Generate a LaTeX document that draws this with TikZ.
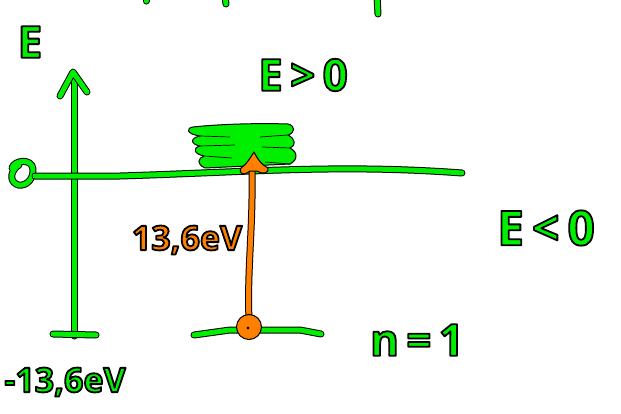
\documentclass[tikz,border=0pt]{standalone}
\usepackage{fontspec}
\setmainfont{Open Sans}
\definecolor{grn}{RGB}{0,238,0}
\definecolor{org}{RGB}{255,128,0}
\tikzset{
  gstroke/.style={draw=grn, line width=5pt, line cap=round, line join=round,
    preaction={draw=black, line width=7pt, line cap=round, line join=round}},
  ostroke/.style={draw=org, line width=5pt, line cap=round, line join=round,
    preaction={draw=black, line width=7pt, line cap=round, line join=round}},
  gtext/.style={inner sep=0pt, font=\fontsize{44}{44}\selectfont\bfseries},
}
\newcommand{\outl}[2]{\textcolor{#1}{\special{pdf:code 0 0 0 RG 1.8 w 1 j 2 Tr}#2\special{pdf:code 0 Tr}}}
\begin{document}
\begin{tikzpicture}[x=1pt,y=-1pt]
\useasboundingbox (0,0) rectangle (621,413);
% top fragments
\draw[gstroke] (146,-4) -- (146,1);
\draw[gstroke] (225,-4) -- (226,4);
\draw[gstroke] (377,-4) -- (378,14);
% energy axis
\draw[gstroke] (74,336) -- (74,78);
\draw[gstroke] (60,96) -- (73,72) -- (87,92);
\draw[gstroke] (53,334) -- (96,335);
% zero level
\draw[gstroke] (12,168) .. controls (14,160) and (32,158) .. (33,169)
  .. controls (34,182) and (22,188) .. (16,184) .. controls (9,180) and (11,170) .. (19,165);
\draw[gstroke] (35,176) -- (120,176) .. controls (250,172) and (340,164) .. (462,173);
% continuum blob
\draw[black, line width=1pt, fill=grn, line join=round]
  (193,127) .. controls (220,124) and (260,123) .. (288,124)
  .. controls (296,126) and (295,133) .. (288,135)
  .. controls (296,139) and (296,146) .. (290,148)
  .. controls (298,152) and (298,160) .. (290,164)
  -- (205,168)
  .. controls (196,164) and (198,158) .. (204,156)
  .. controls (194,154) and (192,148) .. (200,146)
  .. controls (190,144) and (190,138) .. (200,136)
  .. controls (186,134) and (186,128) .. (193,127) -- cycle;
\draw[black, line width=0.7pt] (200,136) -- (230,137) (200,146) -- (235,145)
  (204,156) -- (232,158) (290,148) -- (262,147) (288,135) -- (260,137) (290,164) -- (265,162);
% n=1 level
\draw[gstroke] (194,335) -- (230,330) -- (300,330) -- (321,334);
% orange arrow
\draw[ostroke] (249,320) .. controls (247,270) and (253,230) .. (252,172);
\draw[black, line width=1pt, fill=org, line join=round]
  (254,152) .. controls (258,160) and (262,165) .. (268,168)
  .. controls (270,173) and (262,175) .. (257,171)
  -- (250,171) .. controls (244,176) and (238,174) .. (241,168)
  .. controls (247,164) and (250,158) .. (254,152) -- cycle;
\draw[black, line width=1pt, fill=org] (249,327) circle (12.5);
\fill[black] (248,328) circle (1.6);
% labels
\node[gtext] (lE) at (30,42) {\outl{grn}{E}};
\node[gtext] (lEp) at (303,75) {\outl{grn}{E\,>\,0}};
\node[gtext, font=\fontsize{48}{48}\selectfont\bfseries] (lEm) at (546,228) {\outl{grn}{E\,<\,0}};
\node[gtext] (ln) at (417,340) {\outl{grn}{n\,=\,1}};
\node[gtext, font=\fontsize{34}{34}\selectfont\bfseries] (l13) at (65,382) {\outl{grn}{-13,6eV}};
\node[gtext, font=\fontsize{34}{34}\selectfont\bfseries] (lo) at (187,240) {\outl{org}{13,6eV}};
\end{tikzpicture}
\end{document}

# # # #

» **Exercise brief**
All of the data above should be transcribed verbatim, with pictures omitted.

» **Completed exercise**
Generate a LaTeX document that draws this with TikZ.
\documentclass[tikz,border=0pt]{standalone}
\usepackage{fontspec}
\setmainfont{Open Sans}
\definecolor{grn}{RGB}{0,238,0}
\definecolor{org}{RGB}{255,128,0}
\tikzset{
  gstroke/.style={draw=grn, line width=5pt, line cap=round, line join=round,
    preaction={draw=black, line width=7pt, line cap=round, line join=round}},
  ostroke/.style={draw=org, line width=5pt, line cap=round, line join=round,
    preaction={draw=black, line width=7pt, line cap=round, line join=round}},
  gtext/.style={inner sep=0pt, font=\fontsize{44}{44}\selectfont\bfseries},
}
\newcommand{\outl}[2]{\textcolor{#1}{\special{pdf:code 0 0 0 RG 1.8 w 1 j 2 Tr}#2\special{pdf:code 0 Tr}}}
\begin{document}
\begin{tikzpicture}[x=1pt,y=-1pt]
\useasboundingbox (0,0) rectangle (621,413);
% top fragments
\draw[gstroke] (146,-4) -- (146,1);
\draw[gstroke] (225,-4) -- (226,4);
\draw[gstroke] (377,-4) -- (378,14);
% energy axis
\draw[gstroke] (74,336) -- (74,78);
\draw[gstroke] (60,96) -- (73,72) -- (87,92);
\draw[gstroke] (53,334) -- (96,335);
% zero level
\draw[gstroke] (12,168) .. controls (14,160) and (32,158) .. (33,169)
  .. controls (34,182) and (22,188) .. (16,184) .. controls (9,180) and (11,170) .. (19,165);
\draw[gstroke] (35,176) -- (120,176) .. controls (250,172) and (340,164) .. (462,173);
% continuum blob
\draw[black, line width=1pt, fill=grn, line join=round]
  (193,127) .. controls (220,124) and (260,123) .. (288,124)
  .. controls (296,126) and (295,133) .. (288,135)
  .. controls (296,139) and (296,146) .. (290,148)
  .. controls (298,152) and (298,160) .. (290,164)
  -- (205,168)
  .. controls (196,164) and (198,158) .. (204,156)
  .. controls (194,154) and (192,148) .. (200,146)
  .. controls (190,144) and (190,138) .. (200,136)
  .. controls (186,134) and (186,128) .. (193,127) -- cycle;
\draw[black, line width=0.7pt] (200,136) -- (230,137) (200,146) -- (235,145)
  (204,156) -- (232,158) (290,148) -- (262,147) (288,135) -- (260,137) (290,164) -- (265,162);
% n=1 level
\draw[gstroke] (194,335) -- (230,330) -- (300,330) -- (321,334);
% orange arrow
\draw[ostroke] (249,320) .. controls (247,270) and (253,230) .. (252,172);
\draw[black, line width=1pt, fill=org, line join=round]
  (254,152) .. controls (258,160) and (262,165) .. (268,168)
  .. controls (270,173) and (262,175) .. (257,171)
  -- (250,171) .. controls (244,176) and (238,174) .. (241,168)
  .. controls (247,164) and (250,158) .. (254,152) -- cycle;
\draw[black, line width=1pt, fill=org] (249,327) circle (12.5);
\fill[black] (248,328) circle (1.6);
% labels
\node[gtext] (lE) at (30,42) {\outl{grn}{E}};
\node[gtext] (lEp) at (303,75) {\outl{grn}{E\,>\,0}};
\node[gtext, font=\fontsize{48}{48}\selectfont\bfseries] (lEm) at (546,228) {\outl{grn}{E\,<\,0}};
\node[gtext] (ln) at (417,340) {\outl{grn}{n\,=\,1}};
\node[gtext, font=\fontsize{34}{34}\selectfont\bfseries] (l13) at (65,382) {\outl{grn}{-13,6eV}};
\node[gtext, font=\fontsize{34}{34}\selectfont\bfseries] (lo) at (187,240) {\outl{org}{13,6eV}};
\end{tikzpicture}
\end{document}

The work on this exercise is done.